Be careful when applying TDD without permission. Learning TDD could slow you down temporarily. This could backfire and cause your organization to reject TDD without proper consideration. I’ve found that combining testing time with development time when providing estimates helps alleviate pushback for dedicated developer testing.

Also be cautious about being the only one to use TDD on your team. You may find that your teammates break your tests and don’t fix them. It’s better to get the whole team to agree to try it together.

TDD is the heart of XP’s programming pratices. Without it, all of XP’s other technical practices will be much harder to use.

A common misinterpretation of TDD is to design your entire class first, then write all its test methods, then write the code. This approach is frustrating and slow, and it doesn’t allow you to learn as you go.

Another misguided approach is to write your tests after you write your production code. This is very difficult to do well—production code must be designed for testability, and it’s hard to do so unless you write the tests first. It doesn’t help that writing tests after the fact is boring. In practice, the temptation to move on to the next task usually overwhelms the desire for well-tested code.

Although you can use these alternatives to introduce tests to your code, TDD isn’t just about testing.
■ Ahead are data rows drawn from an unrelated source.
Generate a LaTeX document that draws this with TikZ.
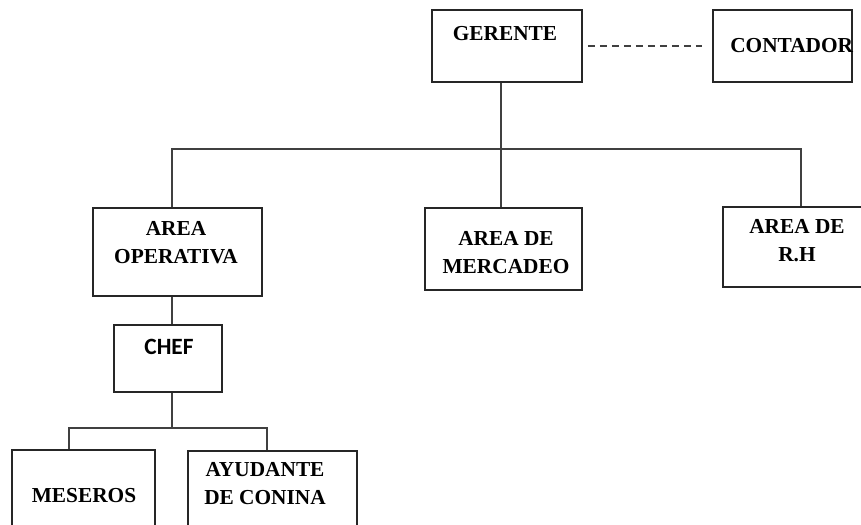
\documentclass[tikz,border=0pt]{standalone}
\usepackage{fontspec}
\setmainfont{Liberation Serif}
\newfontfamily\chefsans{Carlito}
\usetikzlibrary{positioning,fit}

\begin{document}
\begin{tikzpicture}[x=0.75pt, y=-0.75pt,
    font=\fontsize{16}{20.3}\selectfont\bfseries,
    every node/.style={align=center},
    box/.style={draw=black!85, line width=0.9pt, inner sep=0pt},
    link/.style={draw=black!75, line width=0.8pt}]
  \useasboundingbox (0,0) rectangle (861,525);
  % boxes
  \node[box, fit={(432,10) (582,82)}]   (ger)  {};
  \node[box, fit={(713,10) (852,82)}]   (cont) {};
  \node[box, fit={(93,208) (262,296)}]  (oper) {};
  \node[box, fit={(425,208) (582,290)}] (merc) {};
  \node[box, fit={(723,207) (880,287)}] (rh)   {};
  \node[box, fit={(114,325) (222,392)}] (chef) {};
  \node[box, fit={(12,450) (155,545)}]  (mes)  {};
  \node[box, fit={(188,451) (357,545)}] (ayu)  {};
  % texts
  \node[anchor=base] (gerT) at (505,40) {GERENTE};
  \node[anchor=base west, inner sep=0pt] (contT) at (730,52) {CONTADOR};
  \node[anchor=base] (operT) at (176,263) {AREA\\OPERATIVA};
  \node[anchor=base] (mercT) at (506,273) {AREA DE\\MERCADEO};
  \node[anchor=base] (rhT) at (797,261) {AREA DE\\R.H};
  \node[anchor=base, font=\fontsize{17.5}{20}\selectfont\chefsans\bfseries] (chefT) at (169,354) {CHEF};
  \node[anchor=base] (mesT) at (84,502) {MESEROS};
  \node[anchor=base] (ayuT) at (265,504) {AYUDANTE\\DE CONINA};
  % connectors
  \coordinate (busM) at (501,149);
  \coordinate (busL) at (172,149);
  \coordinate (busR) at (801,149);
  \coordinate (subC) at (172,428);
  \coordinate (subL) at (69,428);
  \coordinate (subR) at (267,428);
  \draw[link] (busM |- ger.south) -- (busM |- merc.north);
  \draw[link] (busL |- oper.north) -- (busL) -- (busR) -- (busR |- rh.north);
  \draw[link] (busL |- oper.south) -- (busL |- chef.north);
  \draw[link] (subC |- chef.south) -- (subC);
  \draw[link] (subL |- mes.north) -- (subL) -- (subR) -- (subR |- ayu.north);
  \draw[link, dash pattern=on 5pt off 4pt] ([xshift=4pt]ger.east) -- ([xshift=-7.5pt]cont.west);
\end{tikzpicture}
\end{document}
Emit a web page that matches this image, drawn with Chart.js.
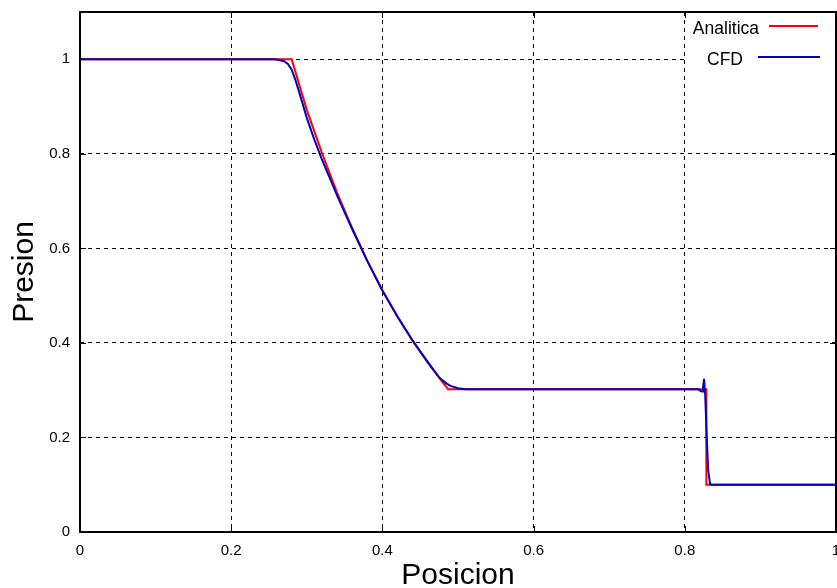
<!DOCTYPE html>
<html>
<head>
<meta charset="utf-8">
<script src="https://cdn.jsdelivr.net/npm/chart.js@4.4.1/dist/chart.umd.min.js"></script>
<style>
  body { margin: 0; overflow: hidden; background: #fff; }
  #wrap { width: 840px; height: 588px; }
</style>
</head>
<body>
<div id="wrap"><canvas id="presion"></canvas></div>
<script>
// Solucion analitica (tubo de choque)
const xAnalitica = [0, 0.28, 0.30, 0.32, 0.34, 0.36, 0.38, 0.40, 0.42, 0.44, 0.46, 0.48, 0.487, 0.8285, 0.8285, 1];
const pAnalitica = [1, 1, 0.893, 0.802, 0.718, 0.643, 0.574, 0.511, 0.455, 0.404, 0.358, 0.316, 0.302, 0.302, 0.1, 0.1];

// Resultado CFD
const xCFD = [0, 0.255, 0.262, 0.27, 0.275, 0.28, 0.285, 0.29, 0.30, 0.31, 0.32, 0.33, 0.34, 0.35, 0.36, 0.38, 0.40, 0.42, 0.44, 0.46, 0.475, 0.485, 0.49, 0.50, 0.51, 0.52, 0.818, 0.821, 0.823, 0.824, 0.8255, 0.827, 0.829, 0.831, 0.8335, 0.836, 1];
const pCFD = [1, 1, 0.999, 0.996, 0.99, 0.978, 0.956, 0.930, 0.876, 0.830, 0.788, 0.750, 0.712, 0.676, 0.641, 0.573, 0.511, 0.456, 0.405, 0.36, 0.327, 0.314, 0.309, 0.304, 0.302, 0.302, 0.302, 0.298, 0.297, 0.305, 0.324, 0.29, 0.2, 0.13, 0.101, 0.1, 0.1];

const xTicks = [0, 0.2, 0.4, 0.6, 0.8, 1];
const yTicks = [0, 0.2, 0.4, 0.6, 0.8, 1];

function pares(xs, ys) {
  return xs.map((x, i) => ({ x: x, y: ys[i] }));
}

const FONT = 'Liberation Sans, Arial, sans-serif';

// marco, ticks hacia dentro y leyenda estilo gnuplot
const gnuplotStyle = {
  id: 'gnuplotStyle',
  afterDraw(chart) {
    const ctx = chart.ctx;
    const a = chart.chartArea;
    const sx = chart.scales.x, sy = chart.scales.y;
    ctx.save();
    ctx.strokeStyle = '#000';
    ctx.lineWidth = 1;
    ctx.beginPath();
    xTicks.forEach(v => {
      const px = Math.round(sx.getPixelForValue(v)) + 0.5;
      ctx.moveTo(px, a.bottom); ctx.lineTo(px, a.bottom - 6);
      ctx.moveTo(px, a.top); ctx.lineTo(px, a.top + 6);
    });
    yTicks.forEach(v => {
      const py = Math.round(sy.getPixelForValue(v)) + 0.5;
      ctx.moveTo(a.left, py); ctx.lineTo(a.left + 6, py);
      ctx.moveTo(a.right, py); ctx.lineTo(a.right - 6, py);
    });
    ctx.stroke();

    // leyenda
    ctx.fillStyle = '#fff';
    ctx.fillRect(688, a.top + 1, a.right - 689, 64);
    ctx.font = '17.5px ' + FONT;
    ctx.textAlign = 'right';
    ctx.textBaseline = 'middle';
    const items = [
      { ds: chart.data.datasets[0], tx: 759, ty: 29, x0: 769, x1: 818, ly: 26 },
      { ds: chart.data.datasets[1], tx: 743, ty: 60, x0: 758, x1: 820, ly: 57 }
    ];
    items.forEach(it => {
      ctx.fillStyle = '#000';
      ctx.fillText(it.ds.label, it.tx, it.ty);
      ctx.strokeStyle = it.ds.borderColor;
      ctx.lineWidth = 2;
      ctx.beginPath();
      ctx.moveTo(it.x0, it.ly); ctx.lineTo(it.x1, it.ly);
      ctx.stroke();
    });

    ctx.strokeStyle = '#000';
    ctx.lineWidth = 2;
    ctx.strokeRect(a.left, a.top, a.right - a.left, a.bottom - a.top);
    ctx.restore();
  }
};

const config = {
  type: 'scatter',
  data: {
    datasets: [
      {
        label: 'Analitica',
        data: pares(xAnalitica, pAnalitica),
        showLine: true,
        borderColor: '#ff0000',
        borderWidth: 2,
        pointRadius: 0,
        tension: 0,
        order: 1
      },
      {
        label: 'CFD',
        data: pares(xCFD, pCFD),
        showLine: true,
        borderColor: '#0000c0',
        borderWidth: 2,
        pointRadius: 0,
        tension: 0,
        order: 0
      }
    ]
  },
  options: {
    responsive: true,
    maintainAspectRatio: false,
    animation: false,
    layout: { padding: { top: 12, right: 4, left: 0, bottom: 0 } },
    plugins: {
      legend: { display: false },
      tooltip: { enabled: false }
    },
    scales: {
      x: {
        type: 'linear',
        min: 0,
        max: 1,
        afterFit(scale) {
          scale.height = 56;
          scale.paddingLeft = 0;
          scale.paddingRight = 0;
        },
        ticks: {
          stepSize: 0.2,
          padding: 10,
          color: '#000',
          font: { family: FONT, size: 15 },
          maxRotation: 0,
          callback: v => String(+v.toFixed(1))
        },
        grid: {
          color: '#000',
          lineWidth: 1,
          drawTicks: false
        },
        border: { display: false, dash: [4, 4] },
        title: {
          display: true,
          text: 'Posicion',
          color: '#000',
          font: { family: FONT, size: 30, lineHeight: 0.8 },
          padding: { top: 0, bottom: 0 }
        }
      },
      y: {
        type: 'linear',
        min: 0,
        max: 1.1,
        afterFit(scale) {
          scale.width = 80;
          scale.paddingTop = 0;
          scale.paddingBottom = 0;
        },
        ticks: {
          stepSize: 0.2,
          includeBounds: false,
          padding: 10,
          color: '#000',
          font: { family: FONT, size: 15 },
          callback: v => String(+v.toFixed(1))
        },
        grid: {
          color: '#000',
          lineWidth: 1,
          drawTicks: false
        },
        border: { display: false, dash: [4, 4] },
        title: {
          display: true,
          text: 'Presion',
          color: '#000',
          font: { family: FONT, size: 30, lineHeight: 0.8 },
          padding: { top: 13, bottom: 0 }
        }
      }
    }
  },
  plugins: [gnuplotStyle]
};

const chartPresion = new Chart(document.getElementById('presion'), config);
</script>
</body>
</html>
It’s really about using very small increments to produce high-quality, known-good code. I’m not aware of any alternatives that provide TDD’s ability to catch and fix mistakes quickly.

Test-driven development is one of the most heavily explored aspects of Extreme Programming. There are several excellent books on various aspects of TDD. Most are focused on Java and JUnit, but their ideas are applicable to other languages as well.

Test-Driven Development: By Example [Beck 2002] is a good introduction to TDD. If you liked the QueryString example, you’ll like the extended examples in this book. The TDD patterns in Part III are particularly good.

Test-Driven Development: A Practical Guide [Astels] provides a larger example that covers a complete project. Reviewers praise its inclusion of UI testing.

JUnit Recipes [Rainsberger] is a comprehensive book discussing a wide variety of testing problems, including a thorough discussion of testing J2EE.

Working Effectively with Legacy Code [Feathers] is a must-have for anybody working with legacy code.



[43] Pretend you’re in an alternate reality without a gazillion libraries that already do this.

[44] For example, the semicolon works like the ampersand in query strings.

[45] A still better design might involve a persistence layer.